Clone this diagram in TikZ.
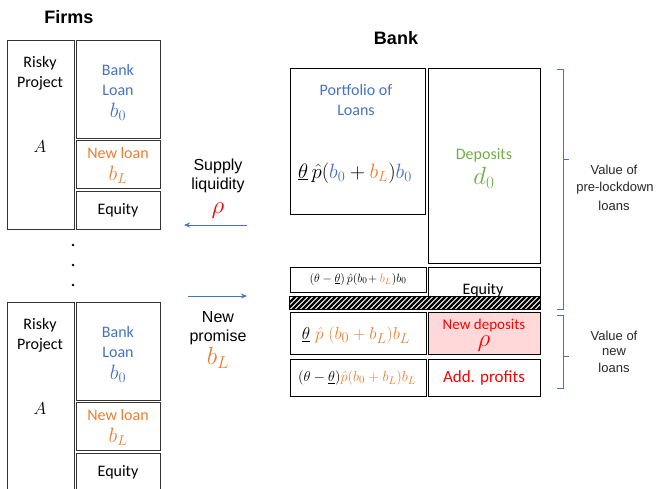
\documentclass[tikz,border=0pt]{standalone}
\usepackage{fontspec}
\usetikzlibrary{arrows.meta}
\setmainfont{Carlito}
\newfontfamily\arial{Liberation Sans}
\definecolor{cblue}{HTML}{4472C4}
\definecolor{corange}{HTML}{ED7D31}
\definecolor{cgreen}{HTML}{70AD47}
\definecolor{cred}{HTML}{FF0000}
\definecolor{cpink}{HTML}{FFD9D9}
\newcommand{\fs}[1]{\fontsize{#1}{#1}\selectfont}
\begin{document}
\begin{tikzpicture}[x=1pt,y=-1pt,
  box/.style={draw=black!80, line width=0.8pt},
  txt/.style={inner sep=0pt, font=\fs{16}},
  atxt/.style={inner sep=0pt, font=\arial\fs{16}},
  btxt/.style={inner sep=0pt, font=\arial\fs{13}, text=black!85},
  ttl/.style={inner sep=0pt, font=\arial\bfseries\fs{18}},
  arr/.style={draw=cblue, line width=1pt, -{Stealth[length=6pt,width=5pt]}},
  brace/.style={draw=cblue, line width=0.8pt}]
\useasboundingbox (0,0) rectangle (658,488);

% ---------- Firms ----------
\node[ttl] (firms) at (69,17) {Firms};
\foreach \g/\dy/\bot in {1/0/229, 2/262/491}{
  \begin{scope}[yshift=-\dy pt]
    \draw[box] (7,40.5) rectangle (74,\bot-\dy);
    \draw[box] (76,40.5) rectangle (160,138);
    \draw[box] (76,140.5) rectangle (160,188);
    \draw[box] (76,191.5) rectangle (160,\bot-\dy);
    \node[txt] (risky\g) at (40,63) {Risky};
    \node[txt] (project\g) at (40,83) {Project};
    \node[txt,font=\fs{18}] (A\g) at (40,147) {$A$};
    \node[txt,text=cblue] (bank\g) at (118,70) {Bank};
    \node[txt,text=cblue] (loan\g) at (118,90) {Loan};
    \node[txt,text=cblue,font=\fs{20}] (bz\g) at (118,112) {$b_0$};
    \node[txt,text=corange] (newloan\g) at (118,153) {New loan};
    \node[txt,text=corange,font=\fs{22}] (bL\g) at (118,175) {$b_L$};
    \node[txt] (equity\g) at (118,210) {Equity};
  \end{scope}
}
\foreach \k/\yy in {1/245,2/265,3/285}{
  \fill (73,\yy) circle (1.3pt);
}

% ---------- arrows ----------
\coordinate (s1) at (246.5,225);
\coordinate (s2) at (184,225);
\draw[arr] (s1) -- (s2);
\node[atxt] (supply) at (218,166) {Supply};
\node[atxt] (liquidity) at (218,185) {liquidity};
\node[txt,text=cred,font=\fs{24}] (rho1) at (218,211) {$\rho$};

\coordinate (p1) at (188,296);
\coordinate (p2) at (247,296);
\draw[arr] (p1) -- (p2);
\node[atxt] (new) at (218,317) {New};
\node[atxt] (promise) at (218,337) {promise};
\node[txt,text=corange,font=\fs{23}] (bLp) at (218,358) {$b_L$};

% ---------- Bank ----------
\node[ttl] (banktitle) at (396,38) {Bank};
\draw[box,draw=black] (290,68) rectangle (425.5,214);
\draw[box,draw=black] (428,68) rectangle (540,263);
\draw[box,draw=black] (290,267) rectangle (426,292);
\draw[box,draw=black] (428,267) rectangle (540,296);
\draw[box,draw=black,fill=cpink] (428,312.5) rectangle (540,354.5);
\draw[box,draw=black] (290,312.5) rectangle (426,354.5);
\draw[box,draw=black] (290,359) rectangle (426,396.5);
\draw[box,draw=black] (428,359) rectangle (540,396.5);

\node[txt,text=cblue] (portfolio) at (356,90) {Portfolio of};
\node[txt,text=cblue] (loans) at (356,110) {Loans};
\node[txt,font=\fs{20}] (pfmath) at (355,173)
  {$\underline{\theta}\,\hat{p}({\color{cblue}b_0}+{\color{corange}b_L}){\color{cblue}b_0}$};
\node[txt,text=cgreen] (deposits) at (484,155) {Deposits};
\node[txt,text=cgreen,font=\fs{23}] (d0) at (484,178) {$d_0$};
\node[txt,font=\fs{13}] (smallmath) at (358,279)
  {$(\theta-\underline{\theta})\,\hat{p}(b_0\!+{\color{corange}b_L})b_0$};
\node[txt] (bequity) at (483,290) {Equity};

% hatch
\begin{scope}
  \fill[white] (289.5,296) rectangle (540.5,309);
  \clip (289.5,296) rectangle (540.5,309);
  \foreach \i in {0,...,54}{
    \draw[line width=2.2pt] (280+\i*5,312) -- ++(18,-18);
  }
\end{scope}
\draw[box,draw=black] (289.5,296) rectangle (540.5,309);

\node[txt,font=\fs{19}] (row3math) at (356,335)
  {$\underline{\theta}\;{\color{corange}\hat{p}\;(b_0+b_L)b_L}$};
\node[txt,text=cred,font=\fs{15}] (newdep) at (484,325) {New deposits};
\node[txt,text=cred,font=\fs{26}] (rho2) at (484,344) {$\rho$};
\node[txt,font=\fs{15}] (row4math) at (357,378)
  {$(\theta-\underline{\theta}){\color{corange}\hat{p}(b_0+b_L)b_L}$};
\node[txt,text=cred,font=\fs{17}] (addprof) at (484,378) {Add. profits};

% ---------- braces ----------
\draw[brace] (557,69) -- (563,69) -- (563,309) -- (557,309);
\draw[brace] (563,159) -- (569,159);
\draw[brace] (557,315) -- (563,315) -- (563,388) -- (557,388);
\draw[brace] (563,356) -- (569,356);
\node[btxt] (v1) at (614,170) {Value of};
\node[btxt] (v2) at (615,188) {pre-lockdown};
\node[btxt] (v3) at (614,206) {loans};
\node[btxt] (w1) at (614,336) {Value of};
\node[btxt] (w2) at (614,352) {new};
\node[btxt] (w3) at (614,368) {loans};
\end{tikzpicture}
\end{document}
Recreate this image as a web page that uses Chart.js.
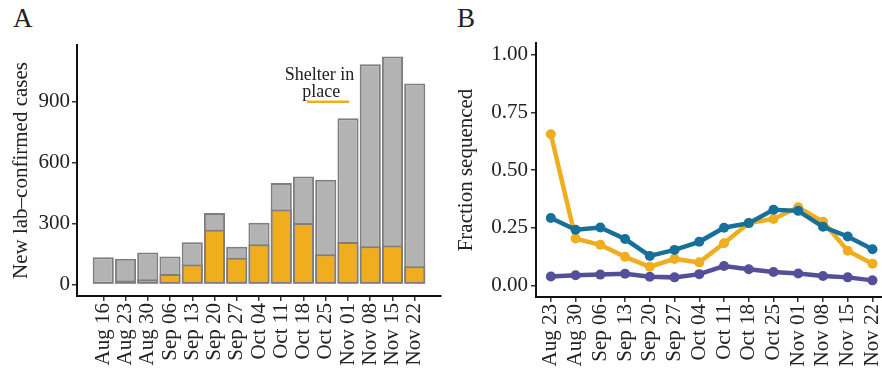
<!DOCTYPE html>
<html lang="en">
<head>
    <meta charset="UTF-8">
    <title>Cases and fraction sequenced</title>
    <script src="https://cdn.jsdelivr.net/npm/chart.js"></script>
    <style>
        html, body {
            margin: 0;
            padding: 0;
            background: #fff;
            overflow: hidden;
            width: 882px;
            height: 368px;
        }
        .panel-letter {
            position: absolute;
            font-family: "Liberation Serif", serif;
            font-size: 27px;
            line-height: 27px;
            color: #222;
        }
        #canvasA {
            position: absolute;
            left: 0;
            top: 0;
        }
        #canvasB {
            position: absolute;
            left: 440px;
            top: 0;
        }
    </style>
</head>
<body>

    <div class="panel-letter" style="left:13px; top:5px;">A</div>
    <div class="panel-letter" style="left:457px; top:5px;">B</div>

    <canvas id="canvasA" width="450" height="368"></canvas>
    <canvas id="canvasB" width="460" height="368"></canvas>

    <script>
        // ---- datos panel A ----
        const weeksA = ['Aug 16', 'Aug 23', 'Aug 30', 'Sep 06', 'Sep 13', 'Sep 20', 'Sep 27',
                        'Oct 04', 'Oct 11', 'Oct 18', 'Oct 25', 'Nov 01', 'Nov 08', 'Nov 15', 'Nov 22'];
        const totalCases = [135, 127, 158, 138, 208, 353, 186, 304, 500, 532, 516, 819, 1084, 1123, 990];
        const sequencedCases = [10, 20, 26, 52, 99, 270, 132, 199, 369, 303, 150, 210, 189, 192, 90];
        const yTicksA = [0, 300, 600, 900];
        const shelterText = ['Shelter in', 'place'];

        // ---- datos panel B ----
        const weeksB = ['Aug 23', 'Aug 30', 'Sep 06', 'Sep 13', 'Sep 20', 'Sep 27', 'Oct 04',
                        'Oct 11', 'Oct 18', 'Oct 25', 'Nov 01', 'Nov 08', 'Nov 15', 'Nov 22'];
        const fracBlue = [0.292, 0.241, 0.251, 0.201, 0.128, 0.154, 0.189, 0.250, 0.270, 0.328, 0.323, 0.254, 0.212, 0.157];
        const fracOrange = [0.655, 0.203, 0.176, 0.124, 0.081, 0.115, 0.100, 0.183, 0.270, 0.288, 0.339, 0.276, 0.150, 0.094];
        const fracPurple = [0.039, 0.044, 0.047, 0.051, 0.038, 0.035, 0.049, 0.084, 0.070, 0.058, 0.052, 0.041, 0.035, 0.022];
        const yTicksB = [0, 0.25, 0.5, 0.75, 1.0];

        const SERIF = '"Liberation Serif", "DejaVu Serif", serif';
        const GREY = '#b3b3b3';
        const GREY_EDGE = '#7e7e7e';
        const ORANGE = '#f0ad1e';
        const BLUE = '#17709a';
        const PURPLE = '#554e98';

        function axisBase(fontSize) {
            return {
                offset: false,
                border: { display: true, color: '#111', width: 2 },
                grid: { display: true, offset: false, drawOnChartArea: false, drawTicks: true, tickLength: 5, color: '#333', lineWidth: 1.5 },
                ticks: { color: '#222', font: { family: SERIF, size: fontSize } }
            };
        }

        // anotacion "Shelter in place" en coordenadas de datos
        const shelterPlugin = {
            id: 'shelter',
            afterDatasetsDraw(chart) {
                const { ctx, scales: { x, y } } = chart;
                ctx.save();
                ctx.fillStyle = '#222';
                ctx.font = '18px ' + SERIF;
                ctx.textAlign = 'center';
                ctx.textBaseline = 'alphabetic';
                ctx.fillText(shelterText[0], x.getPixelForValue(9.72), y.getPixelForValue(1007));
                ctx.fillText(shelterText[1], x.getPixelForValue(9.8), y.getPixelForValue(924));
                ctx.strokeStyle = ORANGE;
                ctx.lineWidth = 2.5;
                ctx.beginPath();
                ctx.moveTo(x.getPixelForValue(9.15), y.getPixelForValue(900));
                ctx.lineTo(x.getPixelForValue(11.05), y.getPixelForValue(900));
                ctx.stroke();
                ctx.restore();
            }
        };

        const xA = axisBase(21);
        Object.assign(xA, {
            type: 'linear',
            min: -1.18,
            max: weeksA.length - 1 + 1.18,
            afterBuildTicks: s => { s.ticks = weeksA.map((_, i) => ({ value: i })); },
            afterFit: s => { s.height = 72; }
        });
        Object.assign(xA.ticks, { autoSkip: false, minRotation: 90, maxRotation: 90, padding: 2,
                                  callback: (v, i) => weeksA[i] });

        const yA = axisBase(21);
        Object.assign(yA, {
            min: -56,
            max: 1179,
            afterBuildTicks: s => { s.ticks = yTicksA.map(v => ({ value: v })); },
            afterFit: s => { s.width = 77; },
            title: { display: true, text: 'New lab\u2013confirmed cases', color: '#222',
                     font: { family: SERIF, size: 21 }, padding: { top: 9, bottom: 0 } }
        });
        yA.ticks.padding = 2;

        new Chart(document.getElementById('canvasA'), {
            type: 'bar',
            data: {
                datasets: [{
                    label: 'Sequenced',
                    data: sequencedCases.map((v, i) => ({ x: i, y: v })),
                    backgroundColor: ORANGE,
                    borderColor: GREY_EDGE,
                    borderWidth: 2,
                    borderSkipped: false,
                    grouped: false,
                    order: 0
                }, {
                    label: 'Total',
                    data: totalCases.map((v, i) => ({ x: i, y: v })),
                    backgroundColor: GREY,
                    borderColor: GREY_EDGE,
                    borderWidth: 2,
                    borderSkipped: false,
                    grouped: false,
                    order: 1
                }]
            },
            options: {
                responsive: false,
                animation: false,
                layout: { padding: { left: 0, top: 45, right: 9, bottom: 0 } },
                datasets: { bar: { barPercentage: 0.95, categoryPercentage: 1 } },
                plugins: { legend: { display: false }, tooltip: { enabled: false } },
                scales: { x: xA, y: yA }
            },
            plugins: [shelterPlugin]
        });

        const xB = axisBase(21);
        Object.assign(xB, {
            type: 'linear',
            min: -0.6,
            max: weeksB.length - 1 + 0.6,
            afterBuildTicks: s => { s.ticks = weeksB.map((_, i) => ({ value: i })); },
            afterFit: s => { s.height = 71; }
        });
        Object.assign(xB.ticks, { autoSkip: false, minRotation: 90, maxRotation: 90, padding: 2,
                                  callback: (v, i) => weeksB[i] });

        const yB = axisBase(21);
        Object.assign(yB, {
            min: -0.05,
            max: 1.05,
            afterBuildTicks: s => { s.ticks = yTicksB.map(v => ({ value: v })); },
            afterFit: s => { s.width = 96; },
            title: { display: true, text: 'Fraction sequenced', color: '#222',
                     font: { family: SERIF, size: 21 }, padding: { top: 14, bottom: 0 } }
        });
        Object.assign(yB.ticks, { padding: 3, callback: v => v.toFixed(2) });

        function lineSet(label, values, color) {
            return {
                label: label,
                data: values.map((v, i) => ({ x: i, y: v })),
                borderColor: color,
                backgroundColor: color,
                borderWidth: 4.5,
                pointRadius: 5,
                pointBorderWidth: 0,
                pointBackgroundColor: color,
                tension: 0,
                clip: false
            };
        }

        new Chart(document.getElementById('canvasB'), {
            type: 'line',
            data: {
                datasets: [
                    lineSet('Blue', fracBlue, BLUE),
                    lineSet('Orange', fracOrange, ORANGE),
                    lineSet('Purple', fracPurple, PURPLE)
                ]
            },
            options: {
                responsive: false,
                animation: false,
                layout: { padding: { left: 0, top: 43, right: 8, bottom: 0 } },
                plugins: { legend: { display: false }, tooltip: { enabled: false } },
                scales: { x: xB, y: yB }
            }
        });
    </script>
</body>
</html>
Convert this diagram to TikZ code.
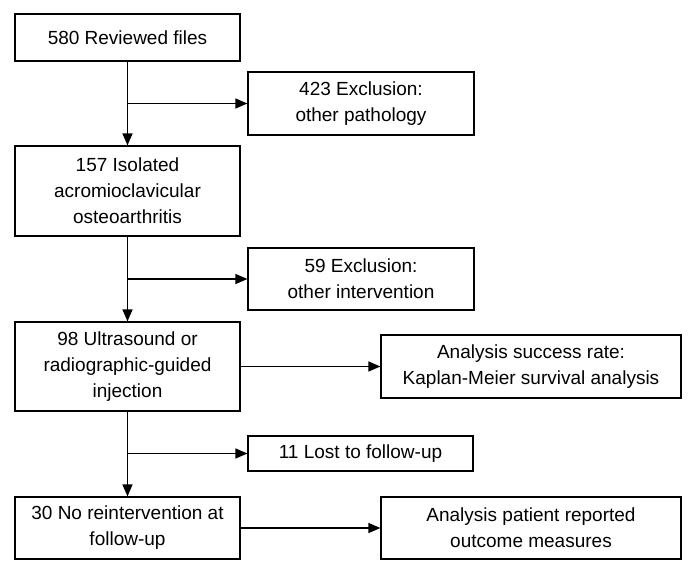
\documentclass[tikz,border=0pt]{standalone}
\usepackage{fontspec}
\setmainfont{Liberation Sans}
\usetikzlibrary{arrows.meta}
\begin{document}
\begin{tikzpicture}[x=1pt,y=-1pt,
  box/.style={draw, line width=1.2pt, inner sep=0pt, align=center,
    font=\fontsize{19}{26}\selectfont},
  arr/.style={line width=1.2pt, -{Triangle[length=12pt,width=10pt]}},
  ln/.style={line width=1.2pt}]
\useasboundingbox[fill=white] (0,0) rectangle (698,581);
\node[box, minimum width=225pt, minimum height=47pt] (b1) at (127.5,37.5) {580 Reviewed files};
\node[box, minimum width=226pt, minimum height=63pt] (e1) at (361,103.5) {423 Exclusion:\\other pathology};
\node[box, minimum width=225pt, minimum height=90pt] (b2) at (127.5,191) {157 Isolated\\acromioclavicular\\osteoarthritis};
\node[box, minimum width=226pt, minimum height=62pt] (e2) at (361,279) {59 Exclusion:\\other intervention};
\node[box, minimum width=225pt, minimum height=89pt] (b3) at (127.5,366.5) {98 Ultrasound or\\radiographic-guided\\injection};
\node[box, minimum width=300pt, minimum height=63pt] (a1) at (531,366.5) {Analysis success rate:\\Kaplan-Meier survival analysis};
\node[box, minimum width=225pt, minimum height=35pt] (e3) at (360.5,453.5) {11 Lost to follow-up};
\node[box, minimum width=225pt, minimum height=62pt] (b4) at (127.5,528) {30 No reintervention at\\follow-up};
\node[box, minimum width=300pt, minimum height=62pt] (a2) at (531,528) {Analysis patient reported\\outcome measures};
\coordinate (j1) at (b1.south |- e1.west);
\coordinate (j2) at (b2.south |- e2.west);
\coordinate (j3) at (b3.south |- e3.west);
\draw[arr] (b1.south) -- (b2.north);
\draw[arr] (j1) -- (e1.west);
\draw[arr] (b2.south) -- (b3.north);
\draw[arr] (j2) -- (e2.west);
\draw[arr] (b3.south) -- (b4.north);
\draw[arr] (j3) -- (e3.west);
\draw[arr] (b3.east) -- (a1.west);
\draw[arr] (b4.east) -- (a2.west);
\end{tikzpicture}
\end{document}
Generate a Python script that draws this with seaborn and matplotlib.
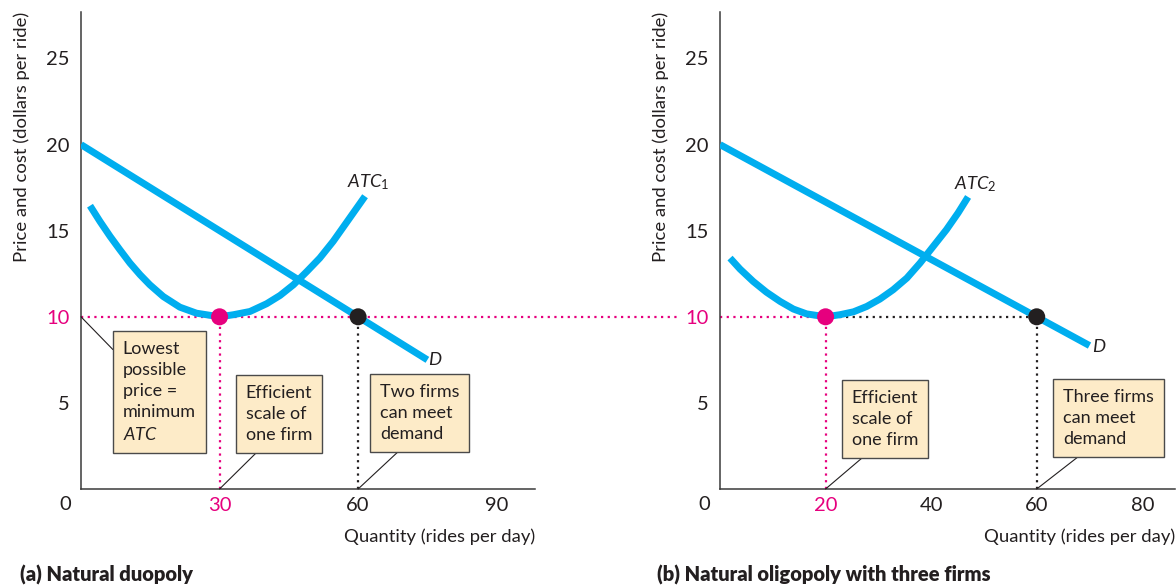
__________________________________________________
[Given exercise] Up to and including the line that contains "(0,0) rectangle (658,488);", print the records above exactly from their first line, without any pictures.

[The result]
Clone this diagram in TikZ.
\documentclass[tikz,border=0pt]{standalone}
\usepackage{fontspec}
\usetikzlibrary{arrows.meta}
\setmainfont{Carlito}
\newfontfamily\arial{Liberation Sans}
\definecolor{cblue}{HTML}{4472C4}
\definecolor{corange}{HTML}{ED7D31}
\definecolor{cgreen}{HTML}{70AD47}
\definecolor{cred}{HTML}{FF0000}
\definecolor{cpink}{HTML}{FFD9D9}
\newcommand{\fs}[1]{\fontsize{#1}{#1}\selectfont}
\begin{document}
\begin{tikzpicture}[x=1pt,y=-1pt,
  box/.style={draw=black!80, line width=0.8pt},
  txt/.style={inner sep=0pt, font=\fs{16}},
  atxt/.style={inner sep=0pt, font=\arial\fs{16}},
  btxt/.style={inner sep=0pt, font=\arial\fs{13}, text=black!85},
  ttl/.style={inner sep=0pt, font=\arial\bfseries\fs{18}},
  arr/.style={draw=cblue, line width=1pt, -{Stealth[length=6pt,width=5pt]}},
  brace/.style={draw=cblue, line width=0.8pt}]
\useasboundingbox (0,0) rectangle (658,488);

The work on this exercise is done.